§ **Data provided**

· · · ·

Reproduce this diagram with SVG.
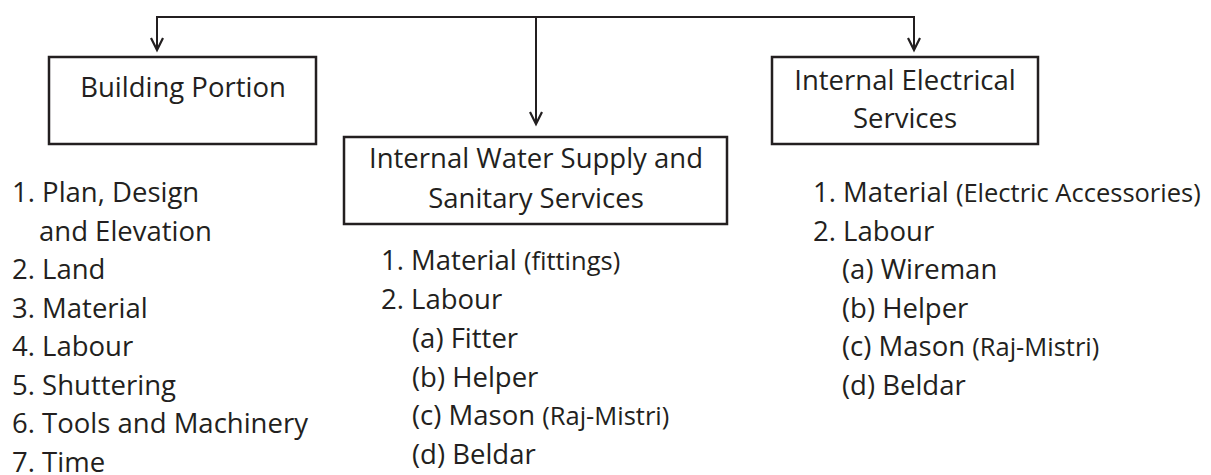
<svg xmlns="http://www.w3.org/2000/svg" width="1211" height="475" viewBox="0 0 1211 475">
<style>
.box{fill:#fff;stroke:#231f20;stroke-width:2.5}
.ln{fill:none;stroke:#231f20;stroke-width:2;stroke-linejoin:miter}
.ah{fill:none;stroke:#231f20;stroke-width:2.2;stroke-linejoin:miter}
text{font-family:"Open Sans","Noto Sans",sans-serif;font-size:27.5px;fill:#231f20}
.c{text-anchor:middle}
.s{font-size:25.5px}
</style>
<rect width="1211" height="475" fill="#fff"/>
<g id="connectors">
<path class="ln" d="M157,50 V17 H914 V50 M536,17 V124"/>
<path class="ah" d="M151,38 L157,50 L163,38"/>
<path class="ah" d="M530,112 L536,124 L542,112"/>
<path class="ah" d="M908,38 L914,50 L920,38"/>
</g>
<g id="building">
<rect class="box" x="49" y="57" width="267" height="87"/>
<text class="c" x="183" y="97">Building Portion</text>
</g>
<g id="water">
<rect class="box" x="344" y="137" width="383" height="87"/>
<text class="c" x="536" y="168">Internal Water Supply and</text>
<text class="c" x="536" y="208">Sanitary Services</text>
</g>
<g id="electrical">
<rect class="box" x="772" y="57" width="266" height="87"/>
<text class="c" x="905" y="90">Internal Electrical</text>
<text class="c" x="905" y="128">Services</text>
</g>
<g id="building-list">
<text x="12" y="202">1. Plan, Design</text>
<text x="39" y="240.5">and Elevation</text>
<text x="12" y="279">2. Land</text>
<text x="12" y="317.5">3. Material</text>
<text x="12" y="356">4. Labour</text>
<text x="12" y="394.5">5. Shuttering</text>
<text x="12" y="433">6. Tools and Machinery</text>
<text x="12" y="471.5">7. Time</text>
</g>
<g id="water-list">
<text x="381" y="270">1. Material <tspan class="s">(fittings)</tspan></text>
<text x="381" y="309">2. Labour</text>
<text x="412" y="348">(a) Fitter</text>
<text x="412" y="386.5">(b) Helper</text>
<text x="412" y="425">(c) Mason <tspan class="s">(Raj-Mistri)</tspan></text>
<text x="412" y="463.5">(d) Beldar</text>
</g>
<g id="electrical-list">
<text x="813" y="202">1. Material <tspan class="s">(Electric Accessories)</tspan></text>
<text x="813" y="240.5">2. Labour</text>
<text x="842" y="279">(a) Wireman</text>
<text x="842" y="317.5">(b) Helper</text>
<text x="842" y="356">(c) Mason <tspan class="s">(Raj-Mistri)</tspan></text>
<text x="842" y="394.5">(d) Beldar</text>
</g>
</svg>
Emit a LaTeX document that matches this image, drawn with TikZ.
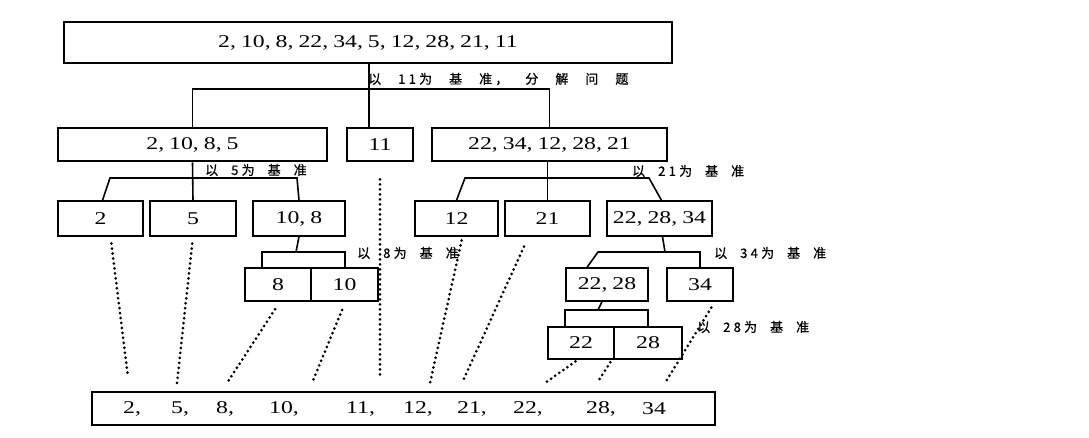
\documentclass[tikz,border=0pt]{standalone}
\usepackage{fontspec}
\newfontfamily\numfont[FakeStretch=1.32]{Liberation Serif}
\newfontfamily\cjk[LetterSpace=25, FakeBold=0.6]{Noto Sans CJK SC}
\newcommand\pivotfont{\cjk\fontsize{13}{15}\selectfont\spaceskip 13pt\relax}
% a little air after each comma of the number lists
\XeTeXinterchartokenstate=1
\newXeTeXintercharclass\commaclass
\XeTeXcharclass`\,=\commaclass
\XeTeXinterchartoks\commaclass 0 = {\kern5pt}
\usetikzlibrary{calc}

\tikzset{
  thickbox/.style={draw, line width=2.6pt, inner sep=0pt, font=\numfont\fontsize{18}{21}\selectfont},
  thinbox/.style={draw, line width=1.3pt, inner sep=0pt, font=\numfont\fontsize{18}{21}\selectfont},
  num/.style={inner sep=0pt, anchor=west, font=\numfont\fontsize{18}{21}\selectfont},
  pivot/.style={inner sep=0pt, anchor=west, font=\pivotfont},
  branch/.style={line width=1.6pt},
  track/.style={line width=3pt, dash pattern=on 0pt off 5pt, line cap=round}
}

\begin{document}
\begin{tikzpicture}[x=1pt, y=-1pt]
  \useasboundingbox (0,0) rectangle (1089,438);
  % Input list
  \node[thickbox, minimum width=608pt, minimum height=41pt] (root) at (368,42.5) {2,10,8,22,34,5,12,28,21,11};
  \node[pivot, font=\pivotfont\spaceskip 17pt\relax] (lab11) at (368,79) {以 11为 基 准， 分 解 问 题};
  % First split
  \node[thickbox, minimum width=269pt, minimum height=33pt] (lo) at (192.5,144.5) {2,10,8,5};
  \node[thickbox, minimum width=66pt, minimum height=33pt] (a11) at (380,144.5) {11};
  \node[thickbox, minimum width=235pt, minimum height=33pt] (hi) at (549.5,144.5) {22,34,12,28,21};
  \coordinate (s0) at (369,89);
  \draw[branch] (lo.north) |- (s0) -| (hi.north);
  \draw[branch] (root.south -| s0) -- (s0 |- a11.north);
  % Left part, pivot 5
  \node[pivot] (lab5) at (205,170) {以 5为 基 准};
  \node[thinbox, minimum width=85pt, minimum height=35pt] (a2) at (100.5,218.5) {2};
  \node[thinbox, minimum width=86pt, minimum height=35pt] (a5) at (193,218.5) {5};
  \node[thinbox, minimum width=92pt, minimum height=35pt] (a108) at (299,218.5) {10,8};
  \coordinate (b1l) at (110,178);
  \coordinate (b1r) at (297,178);
  \draw[branch] (lo.south) -- (a5.north);
  \draw[branch] ($(a2.north)+(2,0)$) -- (b1l) -- (b1r) -- (a108.north);
  % Right part, pivot 21
  \node[pivot] (lab21) at (632,171) {以 21为 基 准};
  \node[thinbox, minimum width=83pt, minimum height=35pt] (a12) at (456.5,218.5) {12};
  \node[thinbox, minimum width=85pt, minimum height=35pt] (a21) at (547.5,218.5) {21};
  \node[thinbox, minimum width=105pt, minimum height=35pt] (a222834) at (659.5,218.5) {22,28,34};
  \coordinate (b2l) at (465,178);
  \coordinate (b2r) at (649,178);
  \draw[branch] (hi.south -| a21.north) -- (a21.north);
  \draw[branch] (a12.north) -- (b2l) -- (b2r) -- ($(a222834.north)+(2,0)$);
  % 10,8 with pivot 8
  \node[pivot] (lab8) at (357,253) {以 8为 基 准};
  \node[thinbox, minimum width=66pt, minimum height=33pt] (a8) at (278,284.5) {8};
  \node[thinbox, minimum width=67pt, minimum height=33pt] (a10) at (344.5,284.5) {10};
  \coordinate (b3l) at (262,252);
  \coordinate (b3m) at (296,252);
  \coordinate (b3r) at (345,252);
  \draw[branch] (a108.south) -- (b3m);
  \draw[branch] (b3l |- a8.north) -- (b3l) -- (b3r) -- (b3r |- a10.north);
  % 22,28,34 with pivot 34
  \node[pivot] (lab34) at (714,253) {以 34为 基 准};
  \node[thinbox, minimum width=82pt, minimum height=33pt] (a2228) at (607,284.5) {22,28};
  \node[thinbox, minimum width=66pt, minimum height=33pt] (a34) at (700,284.5) {34};
  \coordinate (b4l) at (598,252);
  \coordinate (b4m) at (665,252);
  \coordinate (b4r) at (700,252);
  \draw[branch] ($(a222834.south)+(3,0)$) -- (b4m);
  \draw[branch] ($(a2228.north)+(-20,0)$) -- (b4l) -- (b4r) -- (a34.north);
  % 22,28 with pivot 28
  \node[pivot] (lab28) at (697,327) {以 28为 基 准};
  \node[thinbox, minimum width=66pt, minimum height=32pt] (a22) at (581,343) {22};
  \node[thinbox, minimum width=68pt, minimum height=32pt] (a28) at (648,343) {28};
  \coordinate (b5l) at (565,310);
  \coordinate (b5m) at (598,310);
  \coordinate (b5r) at (648,310);
  \draw[branch] ($(a2228.south)+(-5,0)$) -- (b5m);
  \draw[branch] (b5l |- a22.north) -- (b5l) -- (b5r) -- (a28.north);
  % Sorted result
  \node[thickbox, minimum width=623pt, minimum height=33pt] (res) at (403.5,408.5) {};
  \node[num] (v2) at (123,408.5) {2,};
  \node[num] (v5) at (171,408.5) {5,};
  \node[num] (v8) at (216,408.5) {8,};
  \node[num] (v10) at (269,408.5) {10,};
  \node[num] (v11) at (346,408.5) {11,};
  \node[num] (v12) at (403,408.5) {12,};
  \node[num] (v21) at (457,408.5) {21,};
  \node[num] (v22) at (513,408.5) {22,};
  \node[num] (v28) at (586,408.5) {28,};
  \node[num] (v34) at (642,408.5) {34};
  % Dotted tracks down to the result
  \coordinate (e2) at (128,377);
  \coordinate (e5) at (177,383);
  \coordinate (e8) at (227,383);
  \coordinate (e10) at (312,383);
  \coordinate (e11) at (380,375);
  \coordinate (e12) at (430,383);
  \coordinate (e21) at (462,383);
  \coordinate (e22) at (545,383);
  \coordinate (e28) at (597,383);
  \coordinate (e34) at (665,383);
  \draw[track, shorten <=7pt] ($(a2.south)+(10,0)$) -- (e2);
  \draw[track, shorten <=7pt] (a5.south) -- (e5);
  \draw[track, shorten <=9pt] ($(a8.south)+(2,0)$) -- (e8);
  \draw[track, shorten <=9pt] ($(a10.south)+(1,0)$) -- (e10);
  \draw[track, shorten <=17pt] (a11.south) -- (e11);
  \draw[track, shorten <=4pt] ($(a12.south)+(6,0)$) -- (e12);
  \draw[track, shorten <=11pt] ($(a21.south)+(-19,0)$) -- (e21);
  \draw[track, shorten <=3pt] ($(a22.south)+(-3,0)$) -- (e22);
  \draw[track, shorten <=3pt] ($(a28.south)+(-36,0)$) -- (e28);
  \draw[track, shorten <=7pt] ($(a34.south)+(15,0)$) -- (e34);
\end{tikzpicture}
\end{document}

· · · ·

Identify each line in the records above containing the word "this"; copy those lines.

Reproduce this diagram with SVG.
Emit a LaTeX document that matches this image, drawn with TikZ.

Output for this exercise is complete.